PROBLEM DETAILS: In your copy, leave out the pictures; write out all the data exactly.

COLLECTED DATA:
◇ ◇ ◇ ◇ ◇ ◇ ◇

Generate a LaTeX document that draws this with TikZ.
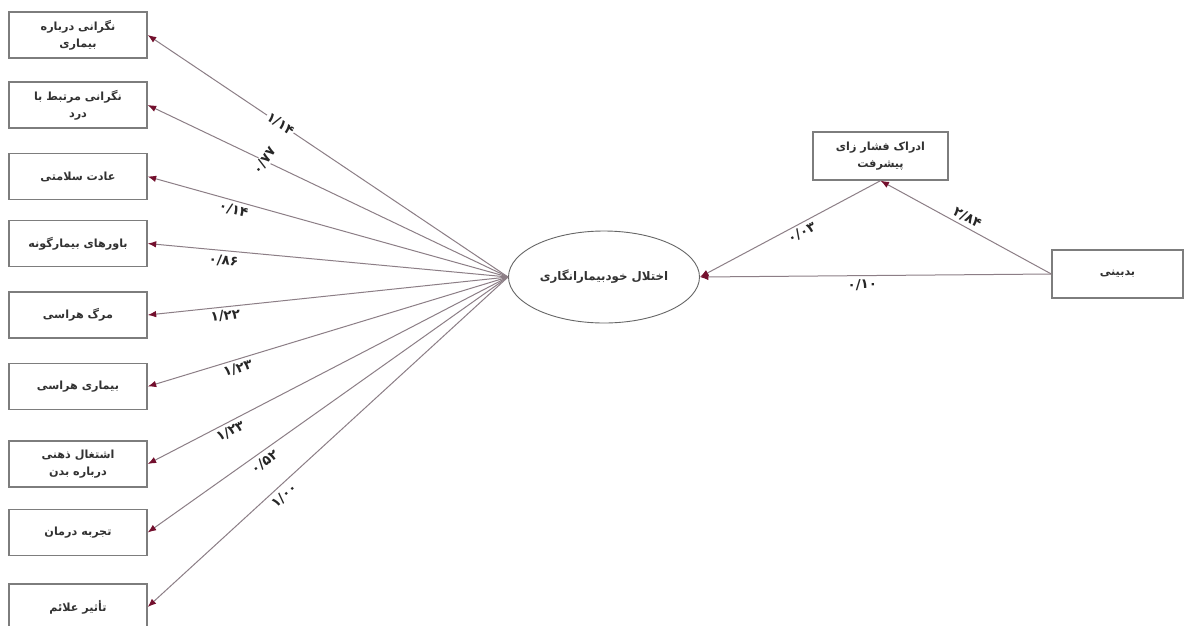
\documentclass[tikz,border=0pt]{standalone}
\usepackage{fontspec}
\newfontfamily\fa[Script=Arabic]{DejaVu Sans}
\TeXXeTstate=1
\usetikzlibrary{arrows.meta,shapes.geometric}
\definecolor{linec}{RGB}{140,126,134}
\definecolor{tipc}{RGB}{115,15,45}
\definecolor{boxc}{RGB}{125,125,125}
\definecolor{txtc}{RGB}{50,50,50}
\newcommand\rl[1]{\beginR #1\endR}
\tikzset{
  box/.style={draw=boxc, line width=1.4pt, minimum width=138pt, minimum height=46pt,
    inner sep=2pt, align=center, text=txtc, font=\fa\bfseries\fontsize{11.2}{17}\selectfont, fill=white},
  conn/.style={draw=linec, line width=1pt, -{Latex[length=8.5pt,width=6.5pt,color=tipc]}},
  lab/.style={font=\fa\bfseries\fontsize{13.5}{13.5}\selectfont, text=black!85, inner sep=1pt, sloped},
}
\begin{document}
\begin{tikzpicture}[x=1pt,y=-1pt]
\useasboundingbox[fill=white] (0,0) rectangle (1187,625);
\node[box] (b1) at (78,35) {\rl{نگرانی درباره}\\\rl{بیماری}};
\node[box] (b2) at (78,105) {\rl{نگرانی مرتبط با}\\\rl{درد}};
\node[box] (b3) at (78,176.5) {\rl{عادت سلامتی}};
\node[box] (b4) at (78,243.5) {\rl{باورهای بیمارگونه}};
\node[box] (b5) at (78,315) {\rl{مرگ هراسی}};
\node[box] (b6) at (78,386.5) {\rl{بیماری هراسی}};
\node[box] (b7) at (78,464) {\rl{اشتغال ذهنی}\\\rl{درباره بدن}};
\node[box] (b8) at (78,532.5) {\rl{تجربه درمان}};
\node[box] (b9) at (78,607) {\rl{تأثیر علائم}};
\node[draw=black!60, line width=0.9pt, ellipse, minimum width=178pt, minimum height=92pt,
  text=txtc, font=\fa\bfseries\fontsize{11.8}{13}\selectfont] (e) at (604,277) {\rl{اختلال خودبیمارانگاری}};
\node[box, minimum width=135pt, minimum height=48pt] (r1) at (880.5,156) {\rl{ادراک فشار زای}\\\rl{پیشرفت}};
\node[box, minimum width=131pt, minimum height=48pt] (r2) at (1117.5,274) {\rl{بدبینی}};

\draw[conn] (e.west) -- node[lab, pos=0.632, fill=white] {۱/۱۴} (b1.east);
\draw[conn] (e.west) -- node[lab, pos=0.676, fill=white, sloped=false, rotate=55] {۰/۷۷} (b2.east);
\draw[conn] (e.west) -- node[lab, pos=0.755, below=2pt] {۰/۱۴} (b3.east);
\draw[conn] (e.west) -- node[lab, pos=0.787, below=3pt] {۰/۸۶} (b4.east);
\draw[conn] (e.west) -- node[lab, pos=0.787, below=2pt] {۱/۲۲} (b5.east);
\draw[conn] (e.west) -- node[lab, pos=0.757, below=2pt] {۱/۲۳} (b6.east);
\draw[conn] (e.west) -- node[lab, pos=0.782, below=2pt] {۱/۲۳} (b7.east);
\draw[conn] (e.west) -- node[lab, pos=0.692, below=3pt] {۰/۵۲} (b8.east);
\draw[conn] (e.west) -- node[lab, pos=0.640, below=3pt] {۱/۰۰} (b9.east);

\draw[conn] (r2.west) -- node[lab, pos=0.517, above=2pt] {۲/۸۴} (r1.south);
\draw[conn] (r1.south) -- node[lab, pos=0.46, below=2pt] {۰/۰۳} (e.east);
\draw[conn] (r2.west) -- node[lab, pos=0.538, below=2pt] {۰/۱۰} (e.east);
\end{tikzpicture}
\end{document}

◇ ◇ ◇ ◇ ◇ ◇ ◇

TASK ANSWER:
Generate a LaTeX document that draws this with TikZ.
\documentclass[tikz,border=0pt]{standalone}
\usepackage{fontspec}
\newfontfamily\fa[Script=Arabic]{DejaVu Sans}
\TeXXeTstate=1
\usetikzlibrary{arrows.meta,shapes.geometric}
\definecolor{linec}{RGB}{140,126,134}
\definecolor{tipc}{RGB}{115,15,45}
\definecolor{boxc}{RGB}{125,125,125}
\definecolor{txtc}{RGB}{50,50,50}
\newcommand\rl[1]{\beginR #1\endR}
\tikzset{
  box/.style={draw=boxc, line width=1.4pt, minimum width=138pt, minimum height=46pt,
    inner sep=2pt, align=center, text=txtc, font=\fa\bfseries\fontsize{11.2}{17}\selectfont, fill=white},
  conn/.style={draw=linec, line width=1pt, -{Latex[length=8.5pt,width=6.5pt,color=tipc]}},
  lab/.style={font=\fa\bfseries\fontsize{13.5}{13.5}\selectfont, text=black!85, inner sep=1pt, sloped},
}
\begin{document}
\begin{tikzpicture}[x=1pt,y=-1pt]
\useasboundingbox[fill=white] (0,0) rectangle (1187,625);
\node[box] (b1) at (78,35) {\rl{نگرانی درباره}\\\rl{بیماری}};
\node[box] (b2) at (78,105) {\rl{نگرانی مرتبط با}\\\rl{درد}};
\node[box] (b3) at (78,176.5) {\rl{عادت سلامتی}};
\node[box] (b4) at (78,243.5) {\rl{باورهای بیمارگونه}};
\node[box] (b5) at (78,315) {\rl{مرگ هراسی}};
\node[box] (b6) at (78,386.5) {\rl{بیماری هراسی}};
\node[box] (b7) at (78,464) {\rl{اشتغال ذهنی}\\\rl{درباره بدن}};
\node[box] (b8) at (78,532.5) {\rl{تجربه درمان}};
\node[box] (b9) at (78,607) {\rl{تأثیر علائم}};
\node[draw=black!60, line width=0.9pt, ellipse, minimum width=178pt, minimum height=92pt,
  text=txtc, font=\fa\bfseries\fontsize{11.8}{13}\selectfont] (e) at (604,277) {\rl{اختلال خودبیمارانگاری}};
\node[box, minimum width=135pt, minimum height=48pt] (r1) at (880.5,156) {\rl{ادراک فشار زای}\\\rl{پیشرفت}};
\node[box, minimum width=131pt, minimum height=48pt] (r2) at (1117.5,274) {\rl{بدبینی}};

\draw[conn] (e.west) -- node[lab, pos=0.632, fill=white] {۱/۱۴} (b1.east);
\draw[conn] (e.west) -- node[lab, pos=0.676, fill=white, sloped=false, rotate=55] {۰/۷۷} (b2.east);
\draw[conn] (e.west) -- node[lab, pos=0.755, below=2pt] {۰/۱۴} (b3.east);
\draw[conn] (e.west) -- node[lab, pos=0.787, below=3pt] {۰/۸۶} (b4.east);
\draw[conn] (e.west) -- node[lab, pos=0.787, below=2pt] {۱/۲۲} (b5.east);
\draw[conn] (e.west) -- node[lab, pos=0.757, below=2pt] {۱/۲۳} (b6.east);
\draw[conn] (e.west) -- node[lab, pos=0.782, below=2pt] {۱/۲۳} (b7.east);
\draw[conn] (e.west) -- node[lab, pos=0.692, below=3pt] {۰/۵۲} (b8.east);
\draw[conn] (e.west) -- node[lab, pos=0.640, below=3pt] {۱/۰۰} (b9.east);

\draw[conn] (r2.west) -- node[lab, pos=0.517, above=2pt] {۲/۸۴} (r1.south);
\draw[conn] (r1.south) -- node[lab, pos=0.46, below=2pt] {۰/۰۳} (e.east);
\draw[conn] (r2.west) -- node[lab, pos=0.538, below=2pt] {۰/۱۰} (e.east);
\end{tikzpicture}
\end{document}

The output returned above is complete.